Glass Sword

Glass Sword

Red Queen

by Victoria Aveyard

Series: "Red Queen" #2
Genre: YA Dystopian, YA Fantasy
Published: June 7th 2016
by HarperTeen




Mare Barrow’s blood is red, but her power to control lightning has turned her into a weapon that the royal court tries to control. As she makes her escape from Maven, the prince who betrayed her, Mare uncovers something startling: she is not the only one of her kind.

Pursued by Maven, now a vindictive king, Mare sets out to find and recruit other Red-and-Silver fighters to join in the struggle against her oppressors.

But Mare finds herself on a deadly path, at risk of becoming exactly the kind of monster she is trying to defeat.


While I was ambivalent about Red Queen, I was curious to see if Victoria Aveyard was able to redeem herself with this sequel. Unfortunately, Glass Sword does nothing except solidify my confusion about why this series is so popular.

Glass Sword begins right where Red Queen left off: Mare and Cal have been saved from a certain death by the Scarlet Guard.
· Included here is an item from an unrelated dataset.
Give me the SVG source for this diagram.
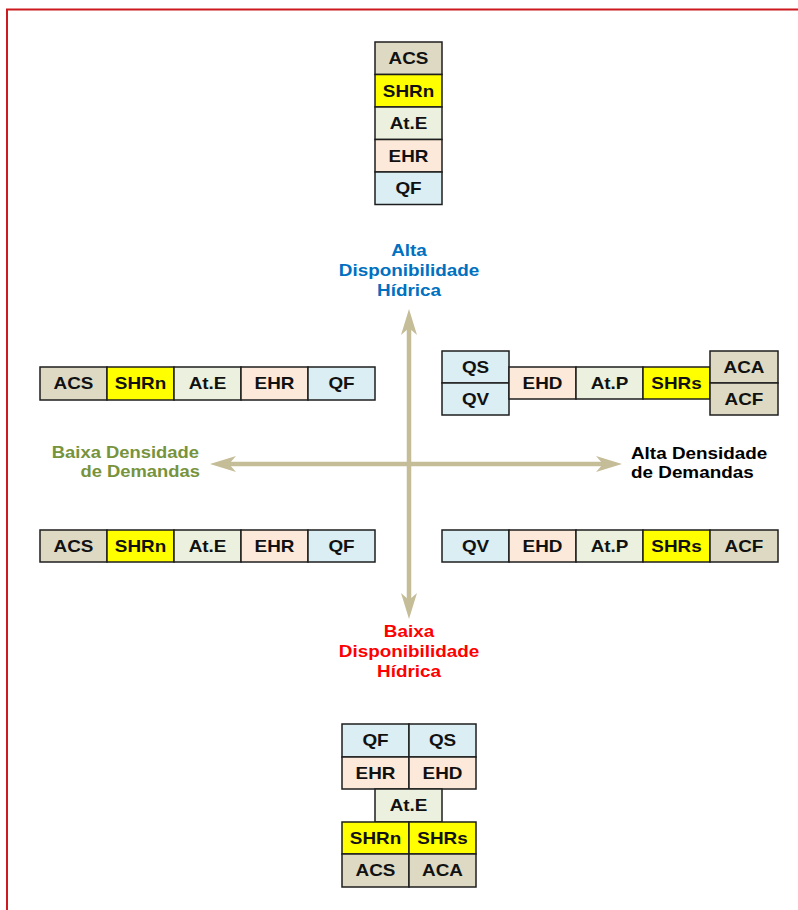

But Maven is hot on their trail, and if Mare wants any chance of freedom she must find other “Halfbloods” – people, like her, who have Red blood but Silver powers.

Unfortunately, Mare is selfish, whiny, and arrogant. She cares about no one but herself, and is constantly moping about how Maven betrayed her. She puts herself on a pedestal, claiming she’s more important and powerful than anyone else.

This morning, before all this madness, I would have been glad to give myself over to save just Kilorn and my brother. But now… now I know I am special. I cannot be lost.

Frankly, it’s hard to care about what happens to her when she has such an arrogant and selfish outlook.

Glass Sword also introduces us to many more supporting characters. Unfortunately, the supporting characters don’t have much depth and are in the story for no purpose other than to help Mare’s rebellion succeed. It’s unfortunate because the supporting characters truly did have the potential to be interesting if they were developed further.

Not surprisingly considering the cliffhanger at the end of Red Queen, the savior of the book is the ending. If the whole book was written as well as the last chapter was, this would have been a completely different story.

If you were ambivalent about Red Queen like I was, it’s probably better if you skip this. If you enjoyed Red Queen, read at your own risk.


6 thoughts on “Glass Sword

  1. It’s funny because I completely agree with everything you said in your review, but those reasons are actually why I liked Glass Sword :P. Is it weird that I liked this side of Mare? I thought it was really interesting. After reading other reviews, I think I am alone in my feelings, lol. I’m with you about the secondary characters, though. We were given hardly any detail for some, while others were included in entire missions. It was very strange. Loved your review! Will you be continuing on with book three?

    1. I can definitely understand where you’re coming from Sarah. I think it’s really interesting to see how Mare transformed into being more of an antihero here. (Although, to be completely honest, to me she seemed more selfish than an antihero, but oh well…)

    1. Glad I’m not alone! Mare’s voice (and just her stuck-up attitude) annoyed me too. 😐 And the ending is probably the best part of the book to be honest.

  2. I enjoyed Red Queen, but I didn’t especially like it. It just didn’t feel like anything new, you know? Even though Glass Sword has been out for a couple of months already, I just don’t have enough interest or motivation to read it. And after your review, I don’t think I WILL ever read it… It’s a shame; the covers are so attractive, haha! Anyways, thanks for the awesome review, Zoe. I’m sorry you didn’t enjoy Glass Sword.

    1. That’s what I thought too Julia Anne – it was entertaining and fun to read, but it wasn’t anything especially new or noteworthy. Thank YOU for the lovely comment!